The Access Board should move as quickly as possible to implement this draft as a rule. Some in the transportation industry may urge waiting for the completion of additional research. Travelers who are blind or visually impaired are required to use the sidewalks and street crossings in their daily travel, usually in conjunction with the use of public transportation. They are at risk in traveling, due to the lack of consideration in current intersection and sidewalk designs. As additional research is completed, it can be incorporated into designs and provisions. These guidelines need to be completed and published as a final rule.
We encourage your consideration of the following specific comments as rulemaking process continues:
DISCUSSION OF PROVISIONS
The Board asks for response on a question regarding installation of detectable warnings only on curb ramps with a slope of 1:15 or less.
RESPONSE: We support the requirement for detectable warnings on ALL ramps and sidewalk/street transitions leading to crosswalks, regardless of slope. AER resolutions 98-01 and 94-08, supporting this requirement, follow.

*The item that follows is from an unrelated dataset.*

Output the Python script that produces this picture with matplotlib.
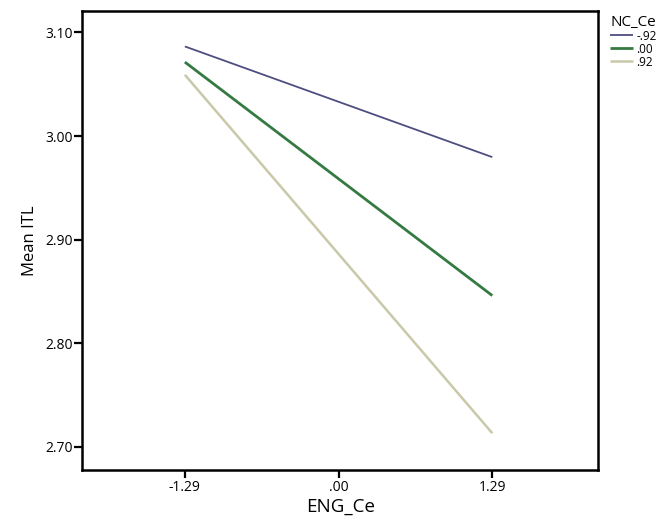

Rationale: Two studies confirmed that removal of the curb was problematic for travelers who are blind. Barlow and Bentzen, found that 39% of blind travelers did not detect the street and stop when they approached the crosswalk on a curb ramp. Repeating their analysis using only the ramps that met ADA requirements at that time, (those that had a slope of 1:12 or lower), 48% of travelers stepped into the street. Detection is related to approach slope and rate of change from the sidewalk slope to the ramp slope, as well as the slope of the ramp. There is no data to support that a slope between 1:12 and 1:15 is reliably more detectable than slopes less than 1:15. A detectable consistent surface is needed before the street edge to provide a definitive cue to the location of the street at a curb ramp or blended transition.
We applaud the Board’s strong stance on signalization of roundabout crossings. We expect that there are alternative solutions to provide accessibility, however, roundabout proponents have been slow to respond to concerns of pedestrians with disabilities. Proponents of roundabouts often quote the reduction in crashes as support for the safety of the installations. Crash data do not tell the whole story; there is little or no information on pedestrian avoidance of roundabout locations. Anecdotal information from Europe and Australia, as well as from US installations, indicates that pedestrians who are blind or visually impaired avoid crossing at roundabouts.
While there is ongoing research on the challenges for pedestrians who are blind or visually impaired and potential solutions, there is a need to slow the proliferation of inaccessible roundabouts in the United States. We believe that traffic engineers and designers who desire to solve this problem can do so, however, the will did not seem to be present until the draft guideline was published which required their attention to the issue. Many designers and governments who are complaining about the problems of signalization seem unable to consider pedestrian signals that function differently than those that have traditionally been installed in the US, as considered by the PROWAAC and the Access Board. The experience of England and other countries with signalization of pedestrian crossings at roundabouts should be considered.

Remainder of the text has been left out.